When you listen to music in your daily life, what do you generally seek out? Anything in particular?

I think I look for music that’s very honest, like an honest expression of that person, and also something that’s inspiring on a like more exalted level, also like spiritual music, or someone that’s very inspired or passionate. That’s what inspires me, that’s what I also try to achieve is just like that. Exalted inspiration. People who are really expressing something truly, as opposed to an affected kind of music or something that’s way intellectually worked out, something more expressive.

You’ve done some covers of traditional music. Is that something you find yourself still wanting to go back to, or have you kind of done all that you wanted to do in that area?

I definitely would like to do more in that area. Just because some of those traditional songs are really beautiful and also historically interesting, how they developed and more. I think that a big part of the attraction of folk music is how historically it developed and passed down and through different cultures as well; how one song can be passed down through different cultures and change lyrically but still retain something of the original and how that just sort of human story, this oral history, is really fascinating and beautiful. Yeah, and also the stripped-downness of some of those traditional songs, like Appalachian folk songs where it’s just someone singing without any instrumentation. Another thing that I do in my live show, is play a capella songs and that’s definitely something I would do more of.

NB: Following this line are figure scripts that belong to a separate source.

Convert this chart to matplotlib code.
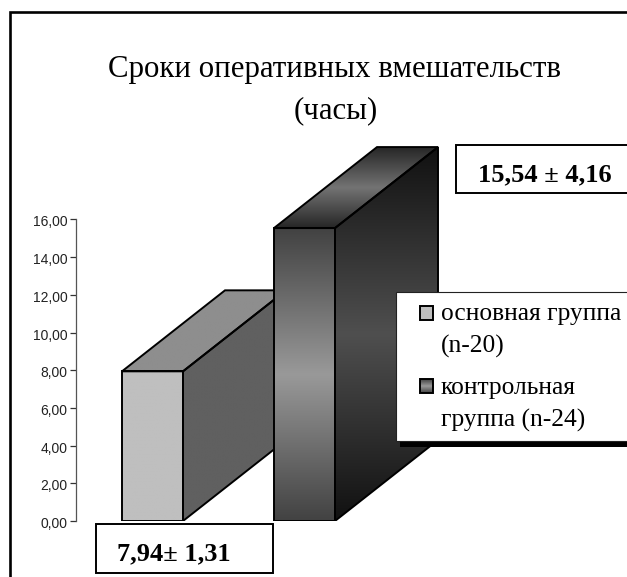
import numpy as np
import matplotlib
matplotlib.use("Agg")
import matplotlib.pyplot as plt
from matplotlib.patches import Polygon, Rectangle
from matplotlib.colors import LinearSegmentedColormap
from matplotlib.transforms import ScaledTranslation

# Chart data
title_lines = ["Сроки оперативных вмешательств", "(часы)"]
group_names = ["основная группа\n(n-20)", "контрольная\nгруппа (n-24)"]
group_means = [7.94, 15.54]
value_notes = ["7,94± 1,31", "15,54 ± 4,16"]
tick_values = [0, 2, 4, 6, 8, 10, 12, 14, 16]
tick_labels = ["0,00", "2,00", "4,00", "6,00", "8,00", "10,00", "12,00", "14,00", "16,00"]

W, H = 627, 577
SERIF = "Liberation Serif"
SANS = "Liberation Sans"

fig = plt.figure(figsize=(W / 100, H / 100), dpi=100, facecolor="white")

# Overlay in pixel coordinates for frame, boxes and legend
page = fig.add_axes([0, 0, 1, 1], zorder=3)
page.set_xlim(0, W)
page.set_ylim(H, 0)
page.axis("off")
page.patch.set_alpha(0)

# Plot axes: x in pixels from the axis line, y in hours
Y0, PX_PER_UNIT = 521.0, 18.85
AX_TOP = 130.0
X_AXIS = 76.0
ax = fig.add_axes([X_AXIS / W, 1 - Y0 / H, (W - X_AXIS) / W, (Y0 - AX_TOP) / H], zorder=1)
ax.set_xlim(X_AXIS, W)
ax.set_ylim(0, (Y0 - AX_TOP) / PX_PER_UNIT)
ax.patch.set_alpha(0)
for s in ("top", "right", "bottom"):
    ax.spines[s].set_visible(False)
ax.spines["left"].set_bounds(0, 16)
ax.spines["left"].set_color("#555555")
ax.spines["left"].set_linewidth(0.9)
ax.set_xticks([])
ax.set_yticks(tick_values)
ax.set_yticklabels(tick_labels, fontsize=10, family=SANS, color="#222222")
ax.tick_params(axis="y", length=4.5, width=0.9, color="#333333", pad=1.5)
label_shift = ScaledTranslation(0, -1.5 / 100, fig.dpi_scale_trans)
for lab in ax.get_yticklabels():
    lab.set_transform(lab.get_transform() + label_shift)

DX, DY = 103.0, 81.0 / PX_PER_UNIT
BAR_W = 61.0


def grad_poly(pts, stops, z):
    """Fill a polygon with a vertical gradient; stops run from bottom to top."""
    pts = np.array(pts)
    cmap = LinearSegmentedColormap.from_list("g", stops)
    xs, ys = pts[:, 0], pts[:, 1]
    im = ax.imshow(np.linspace(0, 1, 256)[:, None], cmap=cmap, origin="lower", aspect="auto",
                   extent=(xs.min(), xs.max(), ys.min(), ys.max()), zorder=z, vmin=0, vmax=1,
                   interpolation="bilinear")
    poly = Polygon(pts, closed=True, facecolor="none", edgecolor="black", linewidth=1.4, zorder=z + 0.1)
    ax.add_patch(poly)
    im.set_clip_path(poly)


def box3d(x, v, front, side, roof, z):
    grad_poly([(x + BAR_W, 0), (x + BAR_W + DX, DY), (x + BAR_W + DX, v + DY), (x + BAR_W, v)], side, z)
    grad_poly([(x, v), (x + BAR_W, v), (x + BAR_W + DX, v + DY), (x + DX, v + DY)], roof, z)
    grad_poly([(x, 0), (x + BAR_W, 0), (x + BAR_W, v), (x, v)], front, z)


box3d(122.0, group_means[0], ["#bfbfbf", "#bfbfbf"], ["#606060", "#606060"], ["#8e8e8e", "#8e8e8e"], 2)
box3d(274.0, group_means[1],
      ["#424242", "#999999", "#424242"],
      ["#111111", "#4f4f4f", "#111111"],
      ["#262626", "#737373", "#262626"], 3)
ax.set_xlim(X_AXIS, W)
ax.set_ylim(0, (Y0 - AX_TOP) / PX_PER_UNIT)

# Outer frame, open at the bottom and right
page.plot([10, 10, W], [H, 11.5, 11.5], color="black", lw=1.9, solid_joinstyle="miter")

# Title
page.text(334.5, 77, title_lines[0], family=SERIF, fontsize=22.2, ha="center", va="baseline", color="black")
page.text(336, 118, title_lines[1], family=SERIF, fontsize=22.2, ha="center", va="baseline", color="black")

# Value notes
page.add_patch(Rectangle((96, 524), 177, 49, facecolor="white", edgecolor="black", lw=1.4))
page.add_patch(Rectangle((456, 145), 175, 48, facecolor="white", edgecolor="black", lw=1.4))
page.text(174, 560, value_notes[0], family=SERIF, weight="bold", fontsize=19, ha="center", va="baseline")
page.text(544.5, 181.5, value_notes[1], family=SERIF, weight="bold", fontsize=19, ha="center", va="baseline")

# Legend with its drop shadow
page.add_patch(Rectangle((400, 300), 240, 147, facecolor="black", edgecolor="none"))
page.add_patch(Rectangle((396, 292), 240, 149, facecolor="white", edgecolor="#222222", lw=0.8))
line_y = [(320, 353), (394, 427)]
box_y = [306, 379]
swatch_stops = [["#bfbfbf", "#bfbfbf"], ["#424242", "#999999", "#424242"]]
for name, ys, by, stops in zip(group_names, line_y, box_y, swatch_stops):
    cmap = LinearSegmentedColormap.from_list("s", stops)
    swatch = Rectangle((420, by), 13, 14, facecolor="none", edgecolor="black", lw=1.4, zorder=5)
    page.add_patch(swatch)
    im = page.imshow(np.linspace(0, 1, 64)[:, None], cmap=cmap, aspect="auto", vmin=0, vmax=1,
                     extent=(420, 433, by + 14, by), zorder=4)
    for line, y in zip(name.split("\n"), ys):
        page.text(441, y, line, family=SERIF, fontsize=18.4, ha="left", va="baseline", color="black", zorder=6)
page.set_xlim(0, W)
page.set_ylim(H, 0)

fig.savefig("out.png", dpi=100)
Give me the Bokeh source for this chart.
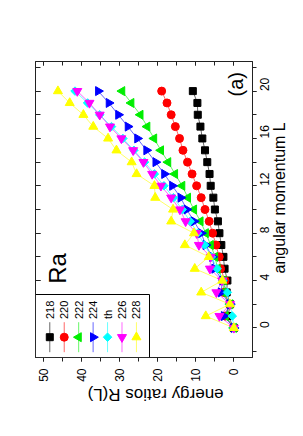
import math
from bokeh.plotting import figure
from bokeh.models import (Range1d, LinearAxis, SingleIntervalTicker, FixedTicker, Label, BoxAnnotation,
                          CustomJSTickFormatter)
from bokeh.embed import file_html
from bokeh.resources import INLINE

# ---------------- data ----------------
L = list(range(21))
r218 = [0, 1.5, 1, 1.9, 1.7, 2.45, 2.75, 3.3, 3.8, 4.2, 5.0, 5.4, 6.1, 6.4, 7.0, 7.6, 8.3, 8.8, 9.5, 9.6, 10.8]
r220 = [0, 2.3, 1, 2.65, 2.3, 3.5, 3.85, 4.7, 5.6, 6.5, 7.6, 8.6, 9.8, 11.0, 12.2, 13.4, 14.3, 15.4, 16.5, 17.6, 19.0]
r222 = [0, 2.2, 1, 2.85, 2.7, 4.3, 4.95, 6.1, 7.4, 8.8, 10.5, 12.1, 13.6, 15.5, 17.3, 19.2, 21.0, 22.8, 24.6, 27.0, 29.4]
r224 = [0, 2.6, 1, 3.4, 3.0, 5.1, 5.7, 7.4, 8.6, 10.5, 12.4, 14.0, 16.2, 18.3, 20.6, 23.0, 25.4, 27.9, 30.4, 32.9, 35.7]
rth = [0, 0.4, 1, 1.7, 2.9, 4.4, 5.9, 7.7, 9.5, 11.5, 13.6, 15.9, 18.4, 20.9, 23.5, 26.3, 29.2, 32.2, 35.3, 38.5, 41.8]
r226 = [0, 3.8, 1, 4.6, 3.1, 6.3, 6.1, 9.2, 9.8, 12.7, 14.2, 16.5, 19.2, 21.5, 23.8, 26.5, 29.6, 32.6, 35.3, 38.0, 41.2]
r228 = [0, 7.4, 1.05, 8.6, 3.05, 10.3, 6.6, 12.9, 10.5, 16.5, 16.0, 20.7, 20.9, 25.6, 26.9, 30.9, 33.1, 37.0, 39.6, 43.2, 46.3]

labels = ["218", "220", "222", "224", "th", "226", "228"]
series = [r218, r220, r222, r224, rth, r226, r228]
x_title = "energy ratios R(L)"
y_title = "angular momentum L"

# styles: colour, marker, angle, size
styles = [
    ("black", "square", 0.0, 7),
    ("red", "circle", 0.0, 8),
    ("#00ee00", "triangle", math.pi / 2, 9),
    ("blue", "triangle", -math.pi / 2, 9),
    ("cyan", "square", math.pi / 4, 6),
    ("magenta", "inverted_triangle", 0.0, 9),
    ("yellow", "triangle", 0.0, 9),
]

FONT = "Liberation Sans"
AX = "#222222"

p = figure(width=303, height=428, output_backend="svg", toolbar_location=None,
           x_range=Range1d(52.2, -4.9), y_range=Range1d(-2.5, 22.5),
           x_axis_location="below", y_axis_location="right",
           min_border_left=35, min_border_right=51, min_border_top=61, min_border_bottom=71)
p.grid.visible = False
p.outline_line_color = AX
p.outline_line_width = 1
p.background_fill_color = "white"
p.border_fill_color = "white"

xt = SingleIntervalTicker(interval=10, num_minor_ticks=2)
yt = SingleIntervalTicker(interval=4, num_minor_ticks=2)

xa = p.xaxis[0]
ya = p.yaxis[0]
xa.ticker = xt
ya.ticker = yt
for ax in (xa, ya):
    ax.major_label_orientation = math.pi / 2
    ax.major_label_text_font = FONT
    ax.major_label_text_font_size = "12px"
    ax.major_label_text_color = "black"
    ax.major_tick_out = 4
    ax.major_tick_in = 0
    ax.minor_tick_out = 4
    ax.minor_tick_in = 0
    ax.axis_line_color = AX
    ax.major_tick_line_color = AX
    ax.minor_tick_line_color = AX
xa.major_label_standoff = 7
ya.major_label_standoff = 8
ya.major_label_text_align = "center"

# axis titles, carried by single-tick axes so they can be rotated and placed
xtitle_ax = LinearAxis(ticker=FixedTicker(ticks=[38.5], minor_ticks=[]),
                       formatter=CustomJSTickFormatter(args=dict(t=x_title), code="return t"),
                       major_label_orientation=math.pi, major_label_text_font=FONT,
                       major_label_text_font_size="17px", major_label_text_color="black",
                       major_label_standoff=10, major_tick_out=0, major_tick_in=0,
                       axis_line_color=None, major_tick_line_color=None, minor_tick_line_color=None)
p.add_layout(xtitle_ax, "below")
ytitle_ax = LinearAxis(ticker=FixedTicker(ticks=[4.6], minor_ticks=[]),
                       formatter=CustomJSTickFormatter(args=dict(t=y_title), code="return t"),
                       major_label_orientation=math.pi / 2, major_label_text_font=FONT,
                       major_label_text_font_size="16px", major_label_text_color="black",
                       major_label_standoff=3, major_tick_out=0, major_tick_in=0,
                       axis_line_color=None, major_tick_line_color=None, minor_tick_line_color=None)
p.add_layout(ytitle_ax, "right")

# mirror ticks on the other two sides
blank = CustomJSTickFormatter(code="return ''")
top_ax = LinearAxis(ticker=xt, formatter=blank, major_tick_in=4, major_tick_out=0,
                    minor_tick_in=4, minor_tick_out=0, axis_line_color=AX,
                    major_tick_line_color=AX, minor_tick_line_color=AX)
p.add_layout(top_ax, "above")
left_ax = LinearAxis(ticker=yt, formatter=blank, major_tick_in=5, major_tick_out=0,
                     minor_tick_in=5, minor_tick_out=0, axis_line_color=AX,
                     major_tick_line_color=AX, minor_tick_line_color=AX)
p.add_layout(left_ax, "left")

# ---------------- data glyphs ----------------
for vals, (col, mk, ang, sz) in zip(series, styles):
    p.line(x=vals, y=L, line_color=col, line_width=1, line_alpha=0.6)
for vals, (col, mk, ang, sz) in zip(series, styles):
    p.scatter(x=vals, y=L, marker=mk, angle=ang, size=sz, fill_color=col, line_color=col)

# ---------------- legend (rotated) ----------------
box = BoxAnnotation(left=52.2, right=22.2, bottom=-2.5, top=2.82, fill_color="white", fill_alpha=1,
                    line_color="black", line_width=1, line_alpha=1)
p.add_layout(box)

lx0, ldx = 48.44, 3.80
for i, (name, (col, mk, ang, sz)) in enumerate(zip(labels, styles)):
    lx = lx0 - i * ldx
    p.line(x=[lx, lx], y=[0.48, -2.05], line_color=col, line_width=1, line_alpha=0.6, level="overlay")
    p.scatter(x=[lx], y=[-0.785], marker=mk, angle=ang, size=sz, fill_color=col, line_color=col,
              level="overlay")
    p.add_layout(Label(x=lx, y=0.75, text=name, angle=math.pi / 2, text_font=FONT,
                       text_font_size="11px", text_align="left", text_baseline="middle",
                       text_color="black"))

# ---------------- texts ----------------
p.add_layout(Label(x=46.5, y=5.02, text="Ra", angle=math.pi / 2, text_font=FONT, text_font_size="24px",
                   text_align="center", text_baseline="middle", text_color="black"))
p.add_layout(Label(x=-0.56, y=20.58, text="(a)", angle=math.pi / 2, text_font=FONT, text_font_size="20px",
                   text_align="center", text_baseline="middle", text_color="black"))

open("out.html", "w").write(file_html(p, INLINE))
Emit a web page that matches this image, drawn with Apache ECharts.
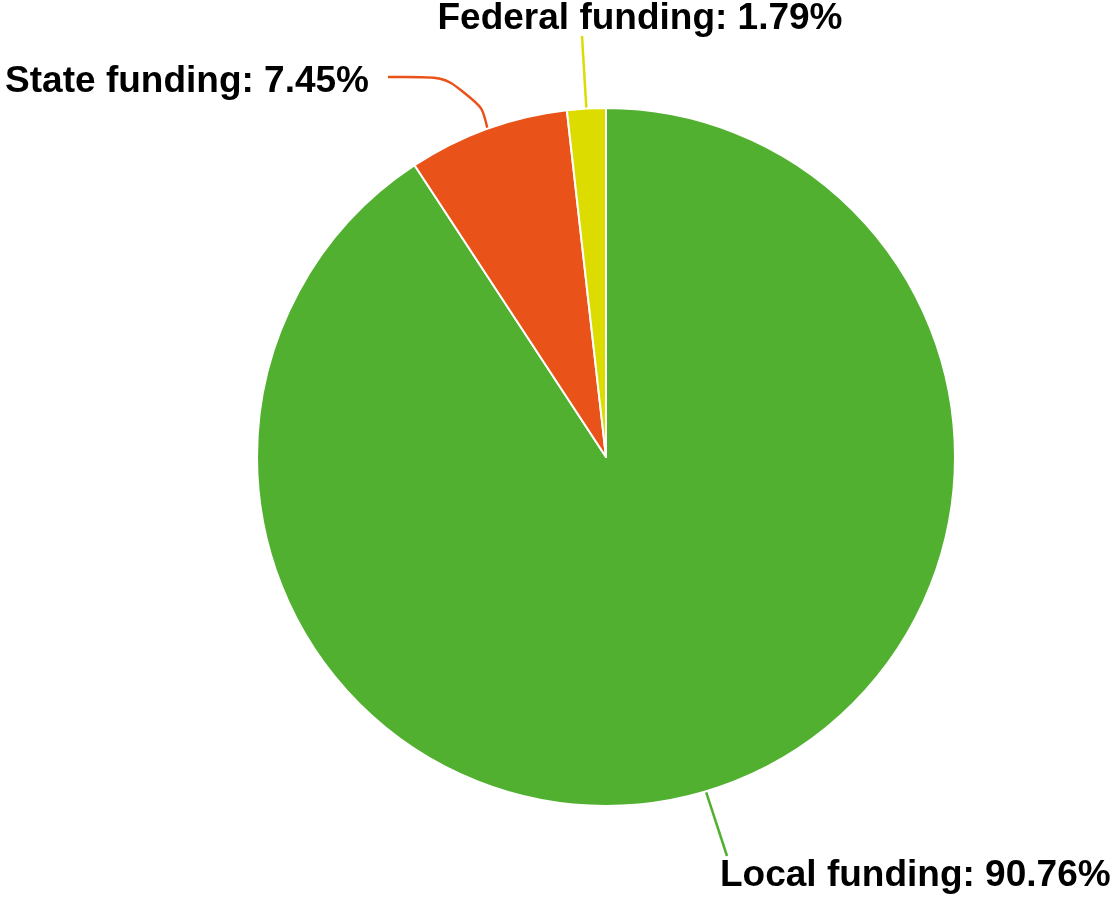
<!DOCTYPE html>
<html>
<head>
<meta charset="utf-8">
<script src="https://cdn.jsdelivr.net/npm/echarts@6/dist/echarts.min.js"></script>
<style>
  html, body { margin: 0; padding: 0; background: #ffffff; }
  #chart { width: 1113px; height: 899px; }
</style>
</head>
<body>
<div id="chart"></div>
<script>
// Funding sources, in clockwise order from 12 o'clock
const categories = ['Local funding', 'State funding', 'Federal funding'];
const shares = [90.76, 7.45, 1.79];
const sliceColors = ['#52b030', '#e95319', '#dcdc00'];

const chart = echarts.init(document.getElementById('chart'), null, { renderer: 'canvas' });

// Where each label sits and how its leader line bends (pixel layout)
const labelPlacement = {
  'Local funding':   { x: 720, y: 876, align: 'left',   bend: (p) => [p, [727, 856]] },
  'State funding':   { x: 369, y: 82,  align: 'right',  bend: (p) => [p, [476, 76], [388, 77]] },
  'Federal funding': { x: 640, y: 19,  align: 'center', bend: (p) => [p, [582, 36]] }
};

chart.setOption({
  backgroundColor: '#ffffff',
  animation: false,
  series: [{
    type: 'pie',
    center: [606, 457],
    radius: [0, 349],
    startAngle: 90,
    clockwise: true,
    avoidLabelOverlap: false,
    data: categories.map((name, i) => ({
      name,
      value: shares[i],
      itemStyle: { color: sliceColors[i] },
      labelLine: {
        show: true,
        smooth: i === 1 ? 0.6 : false,
        lineStyle: { color: sliceColors[i], width: 2.5 }
      }
    })),
    itemStyle: { borderColor: '#ffffff', borderWidth: 2 },
    label: {
      show: true,
      position: 'outside',
      formatter: (p) => p.name + ': ' + p.value.toFixed(2) + '%',
      fontFamily: '"Liberation Sans", Arial, sans-serif',
      fontWeight: 'bold',
      fontSize: 37,
      color: '#000000'
    },
    labelLine: { show: true, length: 20, length2: 20 },
    labelLayout: function (params) {
      const name = categories[params.dataIndex];
      const pl = labelPlacement[name];
      const start = params.labelLinePoints ? params.labelLinePoints[0] : null;
      const out = {
        x: pl.x,
        y: pl.y,
        align: pl.align,
        verticalAlign: 'middle'
      };
      if (start) out.labelLinePoints = pl.bend(start);
      return out;
    }
  }]
});
</script>
</body>
</html>
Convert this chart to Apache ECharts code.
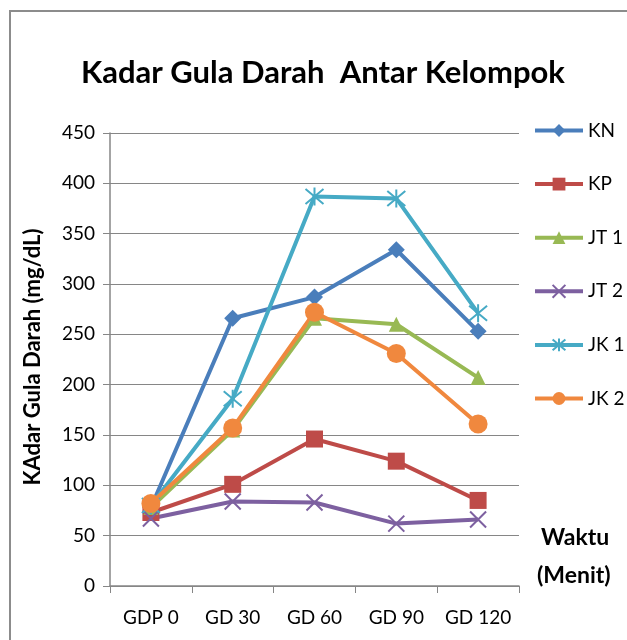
<!DOCTYPE html>
<html><head><meta charset="utf-8">
<script src="https://cdn.jsdelivr.net/npm/echarts@6/dist/echarts.min.js"></script>
<style>html,body{margin:0;padding:0;background:#fff}#c{width:627px;height:640px}</style>
</head><body><div id="c"></div>
<script>
const categories = ['GDP 0', 'GD 30', 'GD 60', 'GD 90', 'GD 120'];
const seriesNames = ['KN', 'KP', 'JT 1', 'JT 2', 'JK 1', 'JK 2'];
const KN  = [78, 266, 287, 334, 253];
const KP  = [73, 101, 146, 124, 85];
const JT1 = [78, 155, 266, 260, 207];
const JT2 = [67, 84, 83, 62, 66];
const JK1 = [80, 186, 387, 385, 271];
const JK2 = [82, 157, 272, 231, 161];
const yTicks = [0, 50, 100, 150, 200, 250, 300, 350, 400, 450];

const FONT = 'Lato';
const colors = ['#4A7EBB', '#BE4B48', '#98B954', '#7D60A0', '#46AAC5', '#F0883E'];
const XPATH = 'path://M0,0L10,10M10,0L0,10';
const STARPATH = 'path://M0,0L10,10M10,0L0,10M5,-1L5,11';
const symbols = ['diamond', 'rect', 'triangle', XPATH, STARPATH, 'circle'];
const sizes = [17, 17, 15, 16, 18, 19];
const datas = [KN, KP, JT1, JT2, JK1, JK2];

const series = seriesNames.map((n, i) => {
  const stroke = (i === 3 || i === 4);
  return {
    name: n, type: 'line', data: datas[i],
    symbol: symbols[i], symbolSize: sizes[i], showAllSymbol: true,
    lineStyle: { color: colors[i], width: 4 },
    itemStyle: stroke ? { color: 'rgba(0,0,0,0)', borderColor: colors[i], borderWidth: 2 } : { color: colors[i], borderWidth: 0 },
    emphasis: { disabled: true },
    animation: false
  };
});

const chart = echarts.init(document.getElementById('c'), null, { renderer: 'canvas' });
chart.setOption({
  animation: false,
  title: {
    text: 'Kadar Gula Darah  Antar Kelompok', left: 76, top: 52,
    textStyle: { fontFamily: FONT, fontWeight: 'bold', fontSize: 31, color: '#000' }
  },
  grid: { left: 110, right: 108, top: 133, bottom: 54, containLabel: false },
  legend: {
    orient: 'vertical', left: 533, top: 121, padding: 0, itemWidth: 48, itemHeight: 16, itemGap: 34.6,
    data: seriesNames,
    lineStyle: { width: 4 },
    textStyle: { fontFamily: FONT, fontSize: 19, color: '#000' }
  },
  xAxis: {
    type: 'category', data: categories, boundaryGap: true,
    axisLine: { lineStyle: { color: '#868686', width: 1.5 } },
    axisTick: { show: true, length: 7, alignWithLabel: false, lineStyle: { color: '#868686' } },
    axisLabel: { interval: 0, fontFamily: FONT, fontSize: 19, color: '#000', margin: 22 }
  },
  yAxis: {
    type: 'value', min: yTicks[0], max: yTicks[yTicks.length - 1], interval: 50,
    axisLine: { show: true, lineStyle: { color: '#868686', width: 1.5 } },
    axisTick: { show: true, length: 7, lineStyle: { color: '#868686' } },
    splitLine: { lineStyle: { color: '#868686', width: 1 } },
    axisLabel: { fontFamily: FONT, fontSize: 19, color: '#000', margin: 15 }
  },
  graphic: [
    { type: 'rect', shape: { x: 10, y: 11, width: 700, height: 700 }, style: { fill: 'none', stroke: '#8c8c8c', lineWidth: 2 }, silent: true, z: -1 },
    { type: 'text', x: 33, y: 357, rotation: Math.PI / 2,
      style: { text: 'KAdar Gula Darah (mg/dL)', fontFamily: FONT, fontWeight: 'bold', fontSize: 22, fill: '#000', textAlign: 'center', textVerticalAlign: 'middle' } },
    { type: 'text', x: 541, y: 538,
      style: { text: 'Waktu', fontFamily: FONT, fontWeight: 'bold', fontSize: 23, fill: '#000', textAlign: 'left', textVerticalAlign: 'middle' } },
    { type: 'text', x: 537, y: 576,
      style: { text: '(Menit)', fontFamily: FONT, fontWeight: 'bold', fontSize: 23, fill: '#000', textAlign: 'left', textVerticalAlign: 'middle' } }
  ],
  series: series
});
</script></body></html>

What are some of the ways that you go about finding new music, or finding music you haven’t heard yet?

That’s funny, ’cause I really need to get new music. I’m sort of tired of my tunes that I have. But I don’t know, usually through friends, recommendations from friends or, mix CDs, mix tapes, that kinda thing. Or online stuff. Yeah, I don’t know, like the need to get more music, and record stores, there are a lot of record stores that have opened up in LA recently. So mainly hearing from other people and stuff, and being exposed to new stuff that way.